*Exercise task:*
Show every line that has the string "this" in it.

+===+

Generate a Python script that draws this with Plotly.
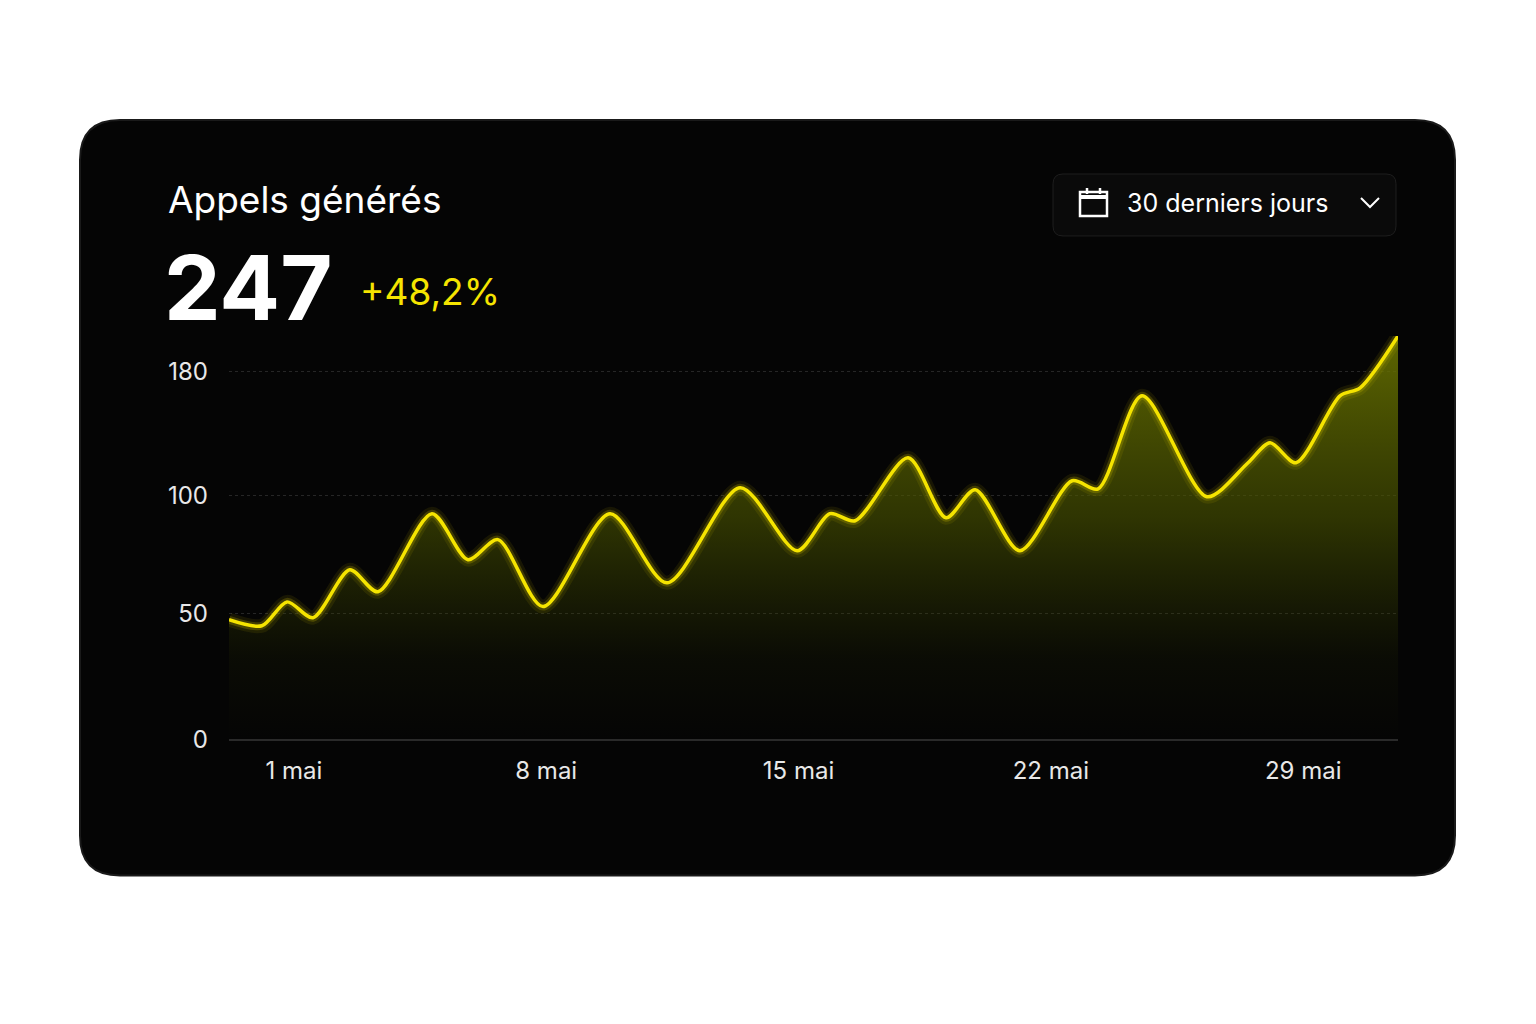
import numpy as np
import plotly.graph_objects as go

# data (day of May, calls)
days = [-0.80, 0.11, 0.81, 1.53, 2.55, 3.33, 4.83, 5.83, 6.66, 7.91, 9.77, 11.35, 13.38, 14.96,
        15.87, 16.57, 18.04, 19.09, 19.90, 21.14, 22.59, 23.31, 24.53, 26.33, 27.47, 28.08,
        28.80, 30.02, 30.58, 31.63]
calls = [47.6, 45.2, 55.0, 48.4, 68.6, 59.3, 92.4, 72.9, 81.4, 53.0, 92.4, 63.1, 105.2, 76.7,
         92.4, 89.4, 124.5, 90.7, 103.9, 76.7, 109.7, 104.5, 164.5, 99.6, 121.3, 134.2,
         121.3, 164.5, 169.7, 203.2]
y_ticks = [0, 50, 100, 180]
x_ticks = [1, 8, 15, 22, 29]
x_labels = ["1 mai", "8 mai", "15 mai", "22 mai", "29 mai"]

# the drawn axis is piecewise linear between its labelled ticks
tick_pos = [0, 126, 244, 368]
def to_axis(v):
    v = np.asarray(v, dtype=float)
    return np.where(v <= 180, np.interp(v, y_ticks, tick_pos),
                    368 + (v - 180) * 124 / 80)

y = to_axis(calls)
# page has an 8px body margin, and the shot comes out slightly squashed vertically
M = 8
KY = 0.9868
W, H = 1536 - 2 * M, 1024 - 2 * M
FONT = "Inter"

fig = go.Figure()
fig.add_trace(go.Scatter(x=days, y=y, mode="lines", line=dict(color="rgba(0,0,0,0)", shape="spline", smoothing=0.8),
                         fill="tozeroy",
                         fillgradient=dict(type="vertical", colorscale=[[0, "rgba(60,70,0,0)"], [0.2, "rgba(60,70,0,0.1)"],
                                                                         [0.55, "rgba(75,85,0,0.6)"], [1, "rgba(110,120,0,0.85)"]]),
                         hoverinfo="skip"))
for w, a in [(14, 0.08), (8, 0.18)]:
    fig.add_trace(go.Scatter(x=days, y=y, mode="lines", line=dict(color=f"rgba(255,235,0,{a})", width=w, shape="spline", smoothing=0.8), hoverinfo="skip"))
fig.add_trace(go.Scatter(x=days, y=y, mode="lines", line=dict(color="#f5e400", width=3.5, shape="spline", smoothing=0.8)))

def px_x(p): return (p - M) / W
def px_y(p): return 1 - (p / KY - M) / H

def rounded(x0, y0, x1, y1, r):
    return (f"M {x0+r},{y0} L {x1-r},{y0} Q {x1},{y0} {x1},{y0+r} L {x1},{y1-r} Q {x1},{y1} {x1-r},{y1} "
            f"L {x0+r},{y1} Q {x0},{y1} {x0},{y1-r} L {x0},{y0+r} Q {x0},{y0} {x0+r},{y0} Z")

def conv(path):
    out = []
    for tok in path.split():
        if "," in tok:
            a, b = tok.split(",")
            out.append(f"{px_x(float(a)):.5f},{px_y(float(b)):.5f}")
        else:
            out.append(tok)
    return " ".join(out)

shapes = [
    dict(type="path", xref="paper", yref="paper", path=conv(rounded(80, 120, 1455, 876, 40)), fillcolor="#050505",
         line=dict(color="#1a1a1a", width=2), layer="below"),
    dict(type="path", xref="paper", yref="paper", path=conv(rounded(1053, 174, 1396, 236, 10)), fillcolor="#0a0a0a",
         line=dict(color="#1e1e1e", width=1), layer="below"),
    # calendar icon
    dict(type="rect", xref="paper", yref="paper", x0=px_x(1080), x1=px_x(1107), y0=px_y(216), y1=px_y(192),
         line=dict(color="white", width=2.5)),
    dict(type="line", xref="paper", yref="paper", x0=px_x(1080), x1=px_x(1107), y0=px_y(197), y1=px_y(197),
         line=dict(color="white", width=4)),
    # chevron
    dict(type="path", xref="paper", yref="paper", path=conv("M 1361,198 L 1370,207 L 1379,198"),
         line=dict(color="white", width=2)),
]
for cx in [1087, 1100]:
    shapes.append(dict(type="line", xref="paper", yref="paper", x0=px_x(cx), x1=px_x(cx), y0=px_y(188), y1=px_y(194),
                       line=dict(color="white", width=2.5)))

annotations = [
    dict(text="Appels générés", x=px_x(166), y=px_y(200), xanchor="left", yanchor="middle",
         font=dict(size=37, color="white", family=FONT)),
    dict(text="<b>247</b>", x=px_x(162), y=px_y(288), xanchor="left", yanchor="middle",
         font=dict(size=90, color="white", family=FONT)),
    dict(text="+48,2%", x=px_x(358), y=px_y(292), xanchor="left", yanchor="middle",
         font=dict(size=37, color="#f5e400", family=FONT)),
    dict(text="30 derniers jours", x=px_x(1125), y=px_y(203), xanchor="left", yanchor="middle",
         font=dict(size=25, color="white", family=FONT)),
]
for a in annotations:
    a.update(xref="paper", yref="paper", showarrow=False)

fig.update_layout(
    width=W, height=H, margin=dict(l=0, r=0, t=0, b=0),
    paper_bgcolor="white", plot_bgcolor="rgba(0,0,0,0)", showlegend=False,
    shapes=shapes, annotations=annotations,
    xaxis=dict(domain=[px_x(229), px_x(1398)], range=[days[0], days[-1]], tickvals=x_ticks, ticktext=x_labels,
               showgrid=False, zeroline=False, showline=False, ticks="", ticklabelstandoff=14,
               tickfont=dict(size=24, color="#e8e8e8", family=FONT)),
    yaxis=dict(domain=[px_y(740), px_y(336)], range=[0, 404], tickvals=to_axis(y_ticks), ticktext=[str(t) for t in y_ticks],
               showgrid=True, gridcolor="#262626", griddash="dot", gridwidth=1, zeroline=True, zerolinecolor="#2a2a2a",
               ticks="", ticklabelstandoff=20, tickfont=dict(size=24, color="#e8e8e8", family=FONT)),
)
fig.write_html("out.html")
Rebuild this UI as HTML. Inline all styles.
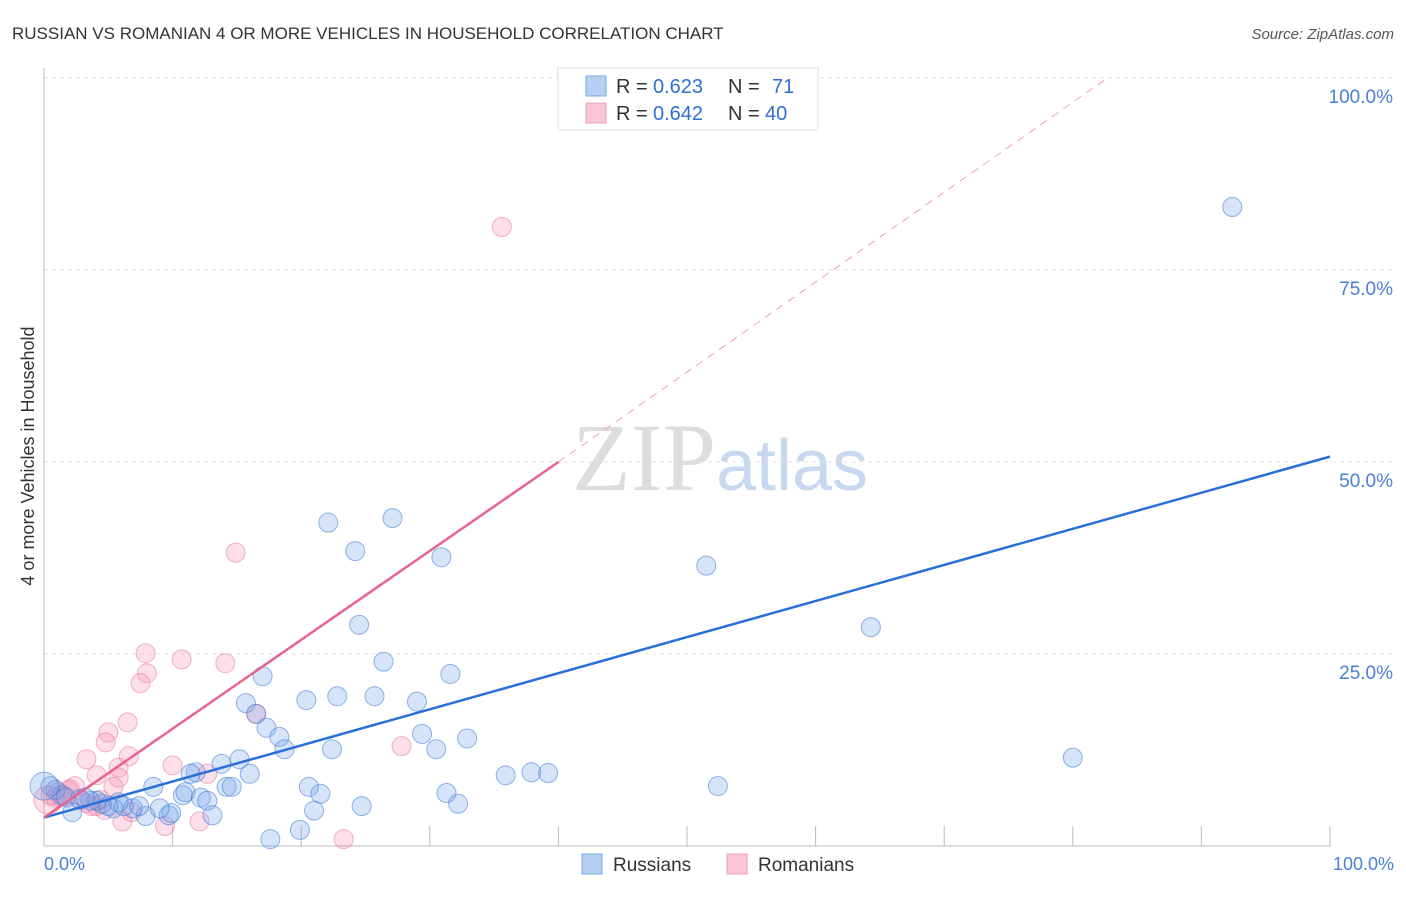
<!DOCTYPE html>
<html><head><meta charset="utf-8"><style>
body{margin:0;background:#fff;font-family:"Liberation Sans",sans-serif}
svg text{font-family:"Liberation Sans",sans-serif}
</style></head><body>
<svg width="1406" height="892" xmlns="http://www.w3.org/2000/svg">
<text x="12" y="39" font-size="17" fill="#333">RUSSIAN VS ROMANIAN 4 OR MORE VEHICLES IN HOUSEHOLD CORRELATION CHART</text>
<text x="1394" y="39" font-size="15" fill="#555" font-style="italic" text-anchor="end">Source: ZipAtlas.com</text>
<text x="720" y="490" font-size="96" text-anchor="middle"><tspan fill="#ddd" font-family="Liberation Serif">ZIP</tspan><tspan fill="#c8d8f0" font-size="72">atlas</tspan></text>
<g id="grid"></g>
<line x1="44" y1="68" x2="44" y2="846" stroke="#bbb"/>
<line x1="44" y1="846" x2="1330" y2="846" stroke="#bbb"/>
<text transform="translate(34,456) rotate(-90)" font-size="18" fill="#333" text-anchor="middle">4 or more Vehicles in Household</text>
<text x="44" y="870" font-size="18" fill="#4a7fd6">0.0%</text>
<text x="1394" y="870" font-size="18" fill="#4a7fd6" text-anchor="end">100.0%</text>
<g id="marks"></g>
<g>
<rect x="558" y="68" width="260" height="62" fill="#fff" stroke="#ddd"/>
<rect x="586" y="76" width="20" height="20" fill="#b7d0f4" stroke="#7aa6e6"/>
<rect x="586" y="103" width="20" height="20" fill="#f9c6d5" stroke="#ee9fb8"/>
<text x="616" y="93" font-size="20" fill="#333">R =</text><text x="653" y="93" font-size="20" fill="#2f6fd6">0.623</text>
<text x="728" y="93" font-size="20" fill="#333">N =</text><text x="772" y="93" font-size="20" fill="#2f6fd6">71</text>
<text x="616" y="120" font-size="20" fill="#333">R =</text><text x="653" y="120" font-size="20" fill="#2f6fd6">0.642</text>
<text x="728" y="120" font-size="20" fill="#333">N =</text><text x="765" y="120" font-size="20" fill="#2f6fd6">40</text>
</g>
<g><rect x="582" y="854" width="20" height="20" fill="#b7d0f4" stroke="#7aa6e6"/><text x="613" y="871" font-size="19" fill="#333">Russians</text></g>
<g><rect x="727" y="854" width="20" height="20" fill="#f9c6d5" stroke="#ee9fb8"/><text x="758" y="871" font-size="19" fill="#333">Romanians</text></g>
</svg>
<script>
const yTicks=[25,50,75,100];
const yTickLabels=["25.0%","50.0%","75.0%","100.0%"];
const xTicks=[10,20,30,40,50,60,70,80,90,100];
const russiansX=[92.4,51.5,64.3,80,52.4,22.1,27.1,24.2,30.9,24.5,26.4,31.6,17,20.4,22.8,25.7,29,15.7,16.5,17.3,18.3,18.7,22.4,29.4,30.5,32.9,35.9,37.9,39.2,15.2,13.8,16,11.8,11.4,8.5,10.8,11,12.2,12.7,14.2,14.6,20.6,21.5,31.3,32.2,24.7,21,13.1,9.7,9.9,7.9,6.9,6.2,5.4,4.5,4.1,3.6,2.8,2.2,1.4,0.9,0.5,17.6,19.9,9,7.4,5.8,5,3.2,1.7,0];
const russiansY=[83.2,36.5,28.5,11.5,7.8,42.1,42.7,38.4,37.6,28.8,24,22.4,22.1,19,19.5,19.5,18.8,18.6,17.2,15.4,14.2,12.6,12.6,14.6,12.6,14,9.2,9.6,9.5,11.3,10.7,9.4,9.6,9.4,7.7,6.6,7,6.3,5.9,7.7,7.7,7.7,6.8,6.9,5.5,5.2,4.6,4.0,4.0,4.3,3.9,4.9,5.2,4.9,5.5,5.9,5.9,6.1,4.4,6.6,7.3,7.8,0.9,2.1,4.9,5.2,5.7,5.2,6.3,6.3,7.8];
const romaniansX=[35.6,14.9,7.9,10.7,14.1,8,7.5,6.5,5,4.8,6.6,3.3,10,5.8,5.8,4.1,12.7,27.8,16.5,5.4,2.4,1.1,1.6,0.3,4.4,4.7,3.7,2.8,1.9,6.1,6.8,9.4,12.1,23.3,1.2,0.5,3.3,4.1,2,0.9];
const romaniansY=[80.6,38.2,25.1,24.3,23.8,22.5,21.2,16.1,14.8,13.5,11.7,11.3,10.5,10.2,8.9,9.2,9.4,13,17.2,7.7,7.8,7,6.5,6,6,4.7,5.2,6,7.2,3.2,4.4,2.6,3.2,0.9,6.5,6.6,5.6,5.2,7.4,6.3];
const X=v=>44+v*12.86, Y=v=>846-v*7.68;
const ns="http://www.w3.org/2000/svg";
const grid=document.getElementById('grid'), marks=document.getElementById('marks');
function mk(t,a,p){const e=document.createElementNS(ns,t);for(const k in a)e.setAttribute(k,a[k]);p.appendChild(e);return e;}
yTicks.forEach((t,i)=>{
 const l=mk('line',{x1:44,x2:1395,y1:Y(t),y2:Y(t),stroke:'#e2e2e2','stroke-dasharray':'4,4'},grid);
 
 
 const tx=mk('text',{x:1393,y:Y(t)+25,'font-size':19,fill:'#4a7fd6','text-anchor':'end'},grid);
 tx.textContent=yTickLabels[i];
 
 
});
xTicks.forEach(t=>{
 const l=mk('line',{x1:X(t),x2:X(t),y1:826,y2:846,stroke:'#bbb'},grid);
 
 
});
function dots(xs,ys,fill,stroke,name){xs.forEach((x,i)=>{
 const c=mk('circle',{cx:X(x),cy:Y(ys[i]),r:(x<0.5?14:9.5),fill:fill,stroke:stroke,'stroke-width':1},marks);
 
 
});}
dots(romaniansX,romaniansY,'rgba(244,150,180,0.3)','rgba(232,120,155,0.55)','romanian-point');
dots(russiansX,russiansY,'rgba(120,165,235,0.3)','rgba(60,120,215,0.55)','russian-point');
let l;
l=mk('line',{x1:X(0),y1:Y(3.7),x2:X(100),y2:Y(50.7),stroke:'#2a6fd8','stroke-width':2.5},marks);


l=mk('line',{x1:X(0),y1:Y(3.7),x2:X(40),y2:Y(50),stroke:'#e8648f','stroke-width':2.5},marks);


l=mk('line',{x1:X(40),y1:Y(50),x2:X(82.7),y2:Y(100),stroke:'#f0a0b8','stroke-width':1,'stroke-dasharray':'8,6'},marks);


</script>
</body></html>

+===+

*Exercise response:*
Generate a Python script that draws this with Plotly.
Rebuild this UI as HTML. Inline all styles.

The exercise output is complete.